When you have eliminated the impossible, whatever remains, however improbable, must be the truth.

We will assume the variant of roulette where there are two green spaces numbered "0" and "00", neither of which win when choosing Red or Black. This gives $38$ spaces.

Suppose $X \sim \operatorname{Binomial}(n,p)$ is a random variable that counts the number of successes (wins) in $n$ independent Bernoulli trials with success probability $p$, and let $\hat p = X/n$ represent the proportion of successes. If we have the following hypotheses $$H_0 : p = 9/19, \quad H_a : p \ne 9/19,$$ then the distribution of $\hat p$ under the null hypothesis is approximately normally distributed; i.e., $$\hat p \mid H_0 \sim \operatorname{Normal}\left(\mu = p = \tfrac{9}{19}, \sigma = \sqrt{\tfrac{p(1-p)}{n}} = \sqrt{\tfrac{90}{21299}}\right).$$ Then the observed proportion of success, $\hat p_{\text{obs}} = 0$, would correspond to a test statistic $$Z \mid H_0 = \frac{\hat p_{\text{obs}} - \frac{9}{19}}{\sqrt{\frac{90}{21299}}} \approx -7.28697.$$ This is a $z$-score, and the corresponding $p$-value for this two-sided test is about $3.17 \times 10^{-13}$. The exact $p$-value for this outcome is $7.15431 \times 10^{-17}$. In any case, the null hypothesis is rejected with such overwhelming evidence against it: this would mean that the lack of any wins in $59$ trials is strong evidence that the true probability of winning is not $9/19$, which is what we would expect if the roulette wheel were truly fair.

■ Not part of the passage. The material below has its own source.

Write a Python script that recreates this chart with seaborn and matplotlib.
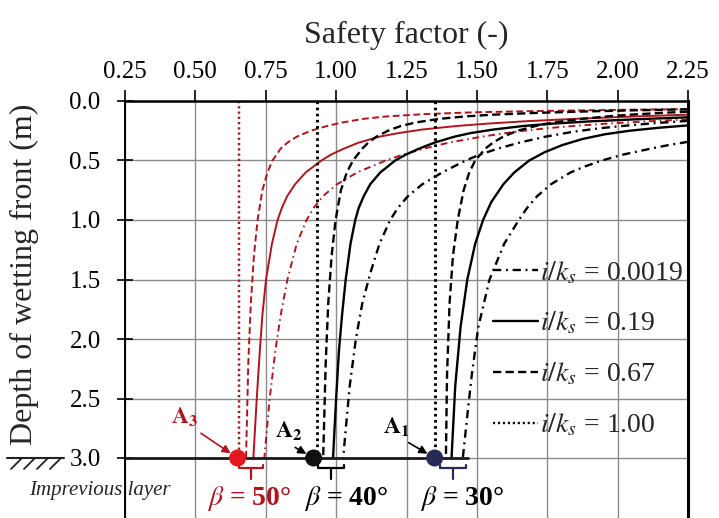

This, however, does not suggest that the cause of unfairness must be due to the wheel. Notwithstanding the possibility (though strange from a causal perspective) that the coin could be landing in a way that predicts the wheel's behavior and shows you the losing pick each time, the roulette wheel could in fact be fair and you could in fact have observed such an extreme result (i.e. $59$ losses or $59$ wins)--but such a probability would be at most $7.15431 \times 10^{-17}$.